[start Information shown]
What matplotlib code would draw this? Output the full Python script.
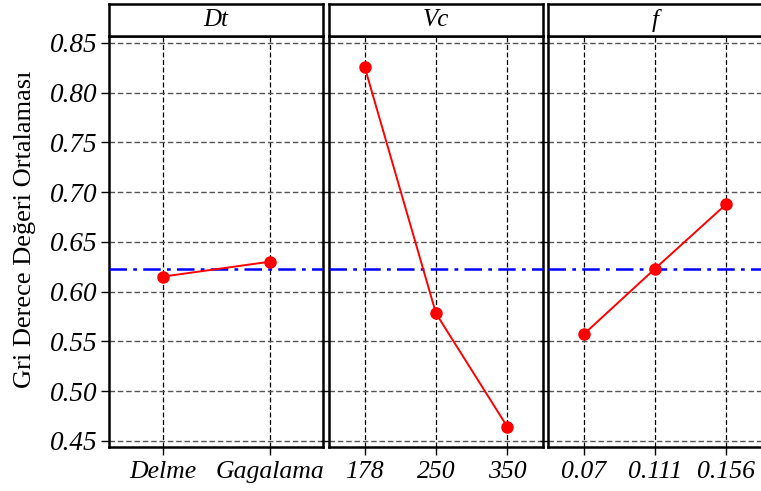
import matplotlib
matplotlib.use("Agg")
import matplotlib.pyplot as plt

plt.rcParams['font.family'] = ['Liberation Serif', 'DejaVu Serif']

# Main effects data
factors = ["Dt", "Vc", "f"]
dt_levels = ["Delme", "Gagalama"]
dt_means = [0.615, 0.630]
vc_levels = ["178", "250", "350"]
vc_means = [0.826, 0.578, 0.464]
f_levels = ["0.07", "0.111", "0.156"]
f_means = [0.557, 0.623, 0.688]
grand_mean = 0.623
yticks = [0.45, 0.50, 0.55, 0.60, 0.65, 0.70, 0.75, 0.80, 0.85]

levels = [dt_levels, vc_levels, f_levels]
means = [dt_means, vc_means, f_means]

W, H = 761, 491
fig = plt.figure(figsize=(W / 100, H / 100), dpi=100)

lefts = [109, 329, 548]
pw = 214
ax_bot, ax_top, strip_top = 447, 36, 4

for i, (name, lv, mv) in enumerate(zip(factors, levels, means)):
    x0 = lefts[i] / W
    ax = fig.add_axes([x0, 1 - ax_bot / H, pw / W, (ax_bot - ax_top) / H])
    st = fig.add_axes([x0, 1 - ax_top / H, pw / W, (ax_top - strip_top) / H])

    xs = list(range(len(lv)))
    ax.axhline(grand_mean, color="blue", lw=1.8, ls=(0, (7, 2.5, 1.5, 2.5)), zorder=3)
    ax.plot(xs, mv, color="red", lw=1.4, marker="o", ms=8, zorder=4)

    ax.set_xlim(-0.5, len(lv) - 0.5)
    ax.set_ylim(0.4437, 0.857)
    ax.set_xticks(xs)
    ax.set_xticklabels(lv, fontstyle="italic", fontsize=18.5)
    ax.set_yticks(yticks)
    if i == 0:
        ax.set_yticklabels([f"{v:.2f}" for v in yticks], fontstyle="italic", fontsize=19.5)
    else:
        ax.tick_params(axis="y", labelleft=False, length=0)
    ax.tick_params(axis="both", direction="out", length=6, width=1, color="black")
    ax.tick_params(axis="x", pad=4)
    ax.tick_params(axis="y", pad=2)

    ax.grid(axis="y", color="#555555", ls=(0, (4, 2)), lw=1)
    ax.grid(axis="x", color="black", ls=(0, (4, 2)), lw=0.9)
    ax.set_axisbelow(True)
    for s in ax.spines.values():
        s.set_linewidth(1.8)
    if i == 2:
        ax.spines["right"].set_visible(False)

    st.set_xticks([])
    st.set_yticks([])
    for s in st.spines.values():
        s.set_linewidth(1.8)
    if i == 2:
        st.spines["right"].set_visible(False)
    st.text(0.5, 0.5, name, ha="center", va="center", fontstyle="italic",
            fontsize=18, transform=st.transAxes)

fig.text(25 / W, 1 - 229 / H, "Gri Derece Değeri Ortalaması", rotation=90,
         ha="center", va="center", fontsize=19)

fig.savefig("out.png", dpi=100)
[end Information shown]
* What the task asks
Each line of the data should be quoted exactly, with pictures left out.

* Output
What matplotlib code would draw this? Output the full Python script.
import matplotlib
matplotlib.use("Agg")
import matplotlib.pyplot as plt

plt.rcParams['font.family'] = ['Liberation Serif', 'DejaVu Serif']

# Main effects data
factors = ["Dt", "Vc", "f"]
dt_levels = ["Delme", "Gagalama"]
dt_means = [0.615, 0.630]
vc_levels = ["178", "250", "350"]
vc_means = [0.826, 0.578, 0.464]
f_levels = ["0.07", "0.111", "0.156"]
f_means = [0.557, 0.623, 0.688]
grand_mean = 0.623
yticks = [0.45, 0.50, 0.55, 0.60, 0.65, 0.70, 0.75, 0.80, 0.85]

levels = [dt_levels, vc_levels, f_levels]
means = [dt_means, vc_means, f_means]

W, H = 761, 491
fig = plt.figure(figsize=(W / 100, H / 100), dpi=100)

lefts = [109, 329, 548]
pw = 214
ax_bot, ax_top, strip_top = 447, 36, 4

for i, (name, lv, mv) in enumerate(zip(factors, levels, means)):
    x0 = lefts[i] / W
    ax = fig.add_axes([x0, 1 - ax_bot / H, pw / W, (ax_bot - ax_top) / H])
    st = fig.add_axes([x0, 1 - ax_top / H, pw / W, (ax_top - strip_top) / H])

    xs = list(range(len(lv)))
    ax.axhline(grand_mean, color="blue", lw=1.8, ls=(0, (7, 2.5, 1.5, 2.5)), zorder=3)
    ax.plot(xs, mv, color="red", lw=1.4, marker="o", ms=8, zorder=4)

    ax.set_xlim(-0.5, len(lv) - 0.5)
    ax.set_ylim(0.4437, 0.857)
    ax.set_xticks(xs)
    ax.set_xticklabels(lv, fontstyle="italic", fontsize=18.5)
    ax.set_yticks(yticks)
    if i == 0:
        ax.set_yticklabels([f"{v:.2f}" for v in yticks], fontstyle="italic", fontsize=19.5)
    else:
        ax.tick_params(axis="y", labelleft=False, length=0)
    ax.tick_params(axis="both", direction="out", length=6, width=1, color="black")
    ax.tick_params(axis="x", pad=4)
    ax.tick_params(axis="y", pad=2)

    ax.grid(axis="y", color="#555555", ls=(0, (4, 2)), lw=1)
    ax.grid(axis="x", color="black", ls=(0, (4, 2)), lw=0.9)
    ax.set_axisbelow(True)
    for s in ax.spines.values():
        s.set_linewidth(1.8)
    if i == 2:
        ax.spines["right"].set_visible(False)

    st.set_xticks([])
    st.set_yticks([])
    for s in st.spines.values():
        s.set_linewidth(1.8)
    if i == 2:
        st.spines["right"].set_visible(False)
    st.text(0.5, 0.5, name, ha="center", va="center", fontstyle="italic",
            fontsize=18, transform=st.transAxes)

fig.text(25 / W, 1 - 229 / H, "Gri Derece Değeri Ortalaması", rotation=90,
         ha="center", va="center", fontsize=19)

fig.savefig("out.png", dpi=100)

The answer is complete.